I probably don't need to contact him much beyond logistics now and it was my plan but my IC said I should try this out so I "pushed" once to see how I liked it. I didn't. 



arbitrator said:


> *Take the bull by the horns, and file yourself! Sounds like you've been his "Plan B" all along!
> 
> Make an appointment with a good, "piranha" family attorney, explore all of your legal options/rights, and try to place this sordid chapter of your life far behind you!
> 
> You deserve so much better than the cheating liar that you now have!*


We're probably going to no contest. Nothing substantial shared, make about the same, and I want to be free I just gotta get my heart to catch up with my head on that. I've already been in contact with a lawyer who's a shark, but


----------



## Hope1964 (Sep 26, 2011)

Your IC sounds like a nutbar.


----------



## sokillme (Jun 10, 2016)

growing_weary said:


> Sorry, I didn't know I should keep it all to one thread. I tried to keep the more general info out of the private section, my threads split by topic and not necro something I wrote a few weeks back.
> 
> No kids, late 30s for both of us.
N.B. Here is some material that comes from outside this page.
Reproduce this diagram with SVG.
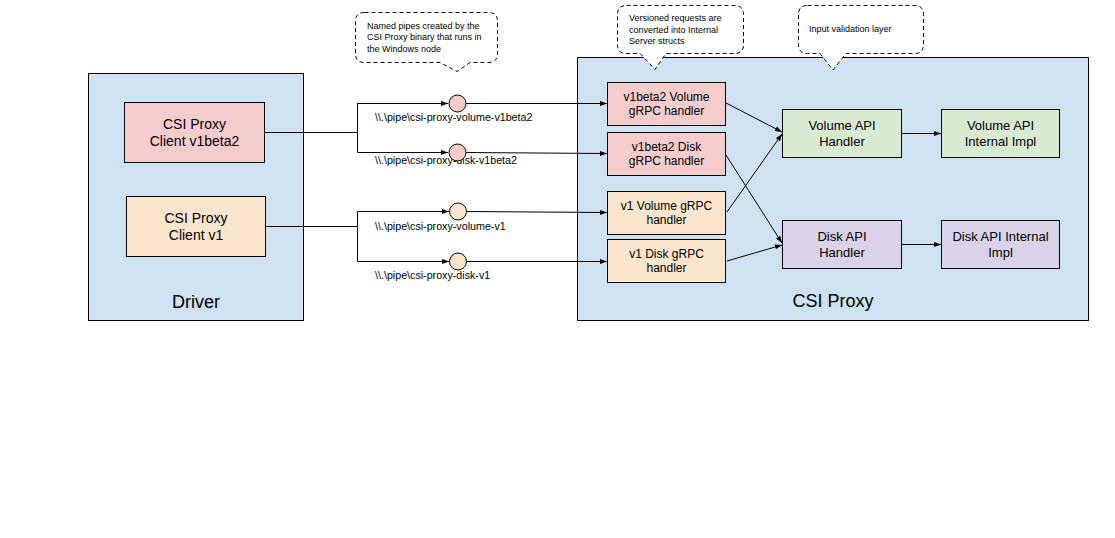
<svg xmlns="http://www.w3.org/2000/svg" width="1115" height="538" viewBox="0 0 1115 538">
<defs>
<marker id="ah" markerUnits="userSpaceOnUse" markerWidth="8" markerHeight="8" viewBox="0 0 8 8" refX="7.5" refY="4" orient="auto">
<path d="M0.5,1.5 L7.5,4 L0.5,6.5 Z" fill="#000"/>
</marker>
</defs>
<style>
text{font-family:"Liberation Sans",Arial,sans-serif;fill:#000;}
.cont{fill:#cfe2f3;stroke:#000;stroke-width:1;}
.pink{fill:#f4cccc;stroke:#000;stroke-width:1;}
.orng{fill:#fce5cd;stroke:#000;stroke-width:1;}
.grn{fill:#d9ead3;stroke:#000;stroke-width:1;}
.purp{fill:#d9d2e9;stroke:#000;stroke-width:1;}
.ln{fill:none;stroke:#000;stroke-width:1;}
.arr{fill:none;stroke:#000;stroke-width:1;marker-end:url(#ah);}
.call{fill:#fff;stroke:#000;stroke-width:1;stroke-dasharray:4 3;}
.t14{font-size:14px;text-anchor:middle;}
.t12{font-size:12px;text-anchor:middle;}
.t13{font-size:13px;text-anchor:middle;}
.t18{font-size:18px;text-anchor:middle;}
.pipe{font-size:10.7px;}
.c9{font-size:9px;}
</style>

<g id="driver">
<rect class="cont" x="88.5" y="73.5" width="215" height="247"/>
<text class="t18" x="196" y="308">Driver</text>
</g>
<g id="csi-proxy">
<rect class="cont" x="577.5" y="57.5" width="511" height="263"/>
<text class="t18" x="833" y="307">CSI Proxy</text>
</g>

<g id="connectors">
<polyline class="ln" points="264,132.5 357.5,132.5"/>
<polyline class="arr" points="357.5,103.5 357.5,152.5 448,152.5"/>
<polyline class="arr" points="357.5,132.5 357.5,103.5 448,103.5"/>
<polyline class="ln" points="265,226.5 357.5,226.5"/>
<polyline class="arr" points="357.5,226.5 357.5,211.5 449,211.5"/>
<polyline class="arr" points="357.5,226.5 357.5,261.5 449,261.5"/>
<line class="arr" x1="466" y1="103.5" x2="607" y2="103.5"/>
<line class="arr" x1="466" y1="152.5" x2="607" y2="153.5"/>
<line class="arr" x1="467" y1="211.5" x2="607" y2="212.5"/>
<line class="arr" x1="467" y1="261.5" x2="607" y2="261.5"/>
<line class="arr" x1="726" y1="103" x2="782" y2="132"/>
<line class="arr" x1="726" y1="155" x2="782" y2="243"/>
<line class="arr" x1="727" y1="212" x2="782" y2="134"/>
<line class="arr" x1="727" y1="261" x2="782" y2="245"/>
<line class="arr" x1="901" y1="133.5" x2="941" y2="133.5"/>
<line class="arr" x1="901" y1="244.5" x2="941" y2="244.5"/>
</g>

<g id="pipe-labels">
<text class="pipe" x="375" y="121">\\.\pipe\csi-proxy-volume-v1beta2</text>
<text class="pipe" x="375" y="164">\\.\pipe\csi-proxy-disk-v1beta2</text>
<text class="pipe" x="375" y="230">\\.\pipe\csi-proxy-volume-v1</text>
<text class="pipe" x="375" y="279">\\.\pipe\csi-proxy-disk-v1</text>
</g>

<g id="pipe-volume-v1beta2"><circle class="pink" cx="457.5" cy="103.5" r="8.5"/></g>
<g id="pipe-disk-v1beta2"><circle class="pink" cx="457.5" cy="152.5" r="8.5"/></g>
<g id="pipe-volume-v1"><circle class="orng" cx="458" cy="211.5" r="8.5"/></g>
<g id="pipe-disk-v1"><circle class="orng" cx="458" cy="261.5" r="8.5"/></g>

<g id="client-v1beta2">
<rect class="pink" x="124.5" y="102.5" width="140" height="60"/>
<text class="t14" x="194.5" y="129">CSI Proxy</text>
<text class="t14" x="194.5" y="146">Client v1beta2</text>
</g>
<g id="client-v1">
<rect class="orng" x="126.5" y="196.5" width="139" height="60"/>
<text class="t14" x="196" y="223">CSI Proxy</text>
<text class="t14" x="196" y="240">Client v1</text>
</g>

<g id="v1beta2-volume-handler">
<rect class="pink" x="607.5" y="82.5" width="118" height="43"/>
<text class="t12" x="666.5" y="100.5">v1beta2 Volume</text>
<text class="t12" x="666.5" y="115">gRPC handler</text>
</g>
<g id="v1beta2-disk-handler">
<rect class="pink" x="607.5" y="132.5" width="118" height="43"/>
<text class="t12" x="666.5" y="150.5">v1beta2 Disk</text>
<text class="t12" x="666.5" y="165">gRPC handler</text>
</g>
<g id="v1-volume-handler">
<rect class="orng" x="607.5" y="191.5" width="118" height="43"/>
<text class="t12" x="666.5" y="209.5">v1 Volume gRPC</text>
<text class="t12" x="666.5" y="224">handler</text>
</g>
<g id="v1-disk-handler">
<rect class="orng" x="607.5" y="239.5" width="118" height="43"/>
<text class="t12" x="666.5" y="257.5">v1 Disk gRPC</text>
<text class="t12" x="666.5" y="272">handler</text>
</g>

<g id="volume-api-handler">
<rect class="grn" x="782.5" y="109.5" width="119" height="48"/>
<text class="t13" x="842" y="129.5">Volume API</text>
<text class="t13" x="842" y="145.5">Handler</text>
</g>
<g id="volume-api-impl">
<rect class="grn" x="941.5" y="109.5" width="118" height="48"/>
<text class="t13" x="1000.5" y="129.5">Volume API</text>
<text class="t13" x="1000.5" y="145.5">Internal Impl</text>
</g>
<g id="disk-api-handler">
<rect class="purp" x="782.5" y="220.5" width="119" height="48"/>
<text class="t13" x="842" y="240.5">Disk API</text>
<text class="t13" x="842" y="256.5">Handler</text>
</g>
<g id="disk-api-impl">
<rect class="purp" x="941.5" y="220.5" width="118" height="48"/>
<text class="t13" x="1000.5" y="240.5">Disk API Internal</text>
<text class="t13" x="1000.5" y="256.5">Impl</text>
</g>

<g id="callout-pipes">
<path class="call" d="M364.5,12.5 H488.5 Q497.5,12.5 497.5,21.5 V53.5 Q497.5,62.5 488.5,62.5 H470 L457,71.5 L440,62.5 H364.5 Q355.5,62.5 355.5,53.5 V21.5 Q355.5,12.5 364.5,12.5 Z"/>
<text class="c9" x="367" y="28.5">Named pipes created by the</text>
<text class="c9" x="367" y="40">CSI Proxy binary that runs in</text>
<text class="c9" x="367" y="51.5">the Windows node</text>
</g>
<g id="callout-versioned">
<path class="call" d="M626.5,5.5 H734.5 Q743.5,5.5 743.5,14.5 V44.5 Q743.5,53.5 734.5,53.5 H666 L655,69.5 L640,53.5 H626.5 Q617.5,53.5 617.5,44.5 V14.5 Q617.5,5.5 626.5,5.5 Z"/>
<text class="c9" x="629" y="21">Versioned requests are</text>
<text class="c9" x="629" y="32.5">converted into Internal</text>
<text class="c9" x="629" y="44">Server structs</text>
</g>
<g id="callout-validation">
<path class="call" d="M807.5,5.5 H914.5 Q923.5,5.5 923.5,14.5 V44.5 Q923.5,53.5 914.5,53.5 H846 L833,70 L820,53.5 H807.5 Q798.5,53.5 798.5,44.5 V14.5 Q798.5,5.5 807.5,5.5 Z"/>
<text class="c9" x="809" y="32">Input validation layer</text>
</g>
</svg>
Together 10, married 3. WH had online EA then decided they were the one so we should separate/ divorce. He was texting/emailing me at will which was very disruptive. IC suggested that if we interact it be through phone or in person and time boxed for less impact to me. Even this didn't seem to help. So I wanted a general response on whether it ever actually helps the bs to talk to their ws if they're going to separate/ divorce.


Personally I think it is a terrible idea. If you WH wants to move on then he should move on and let you move on in peace. Essentially what your WH is doing you is terribly cruel and your IC is saying meh. Talking to him is only going to make it harder on you. If I were you I would fire your IC and get someone who knows what they are doing. Your IC is incompetent.


----------



## Openminded (Feb 21, 2013)

Your IC is wrong. This doesn't benefit you in any way. So stop.


----------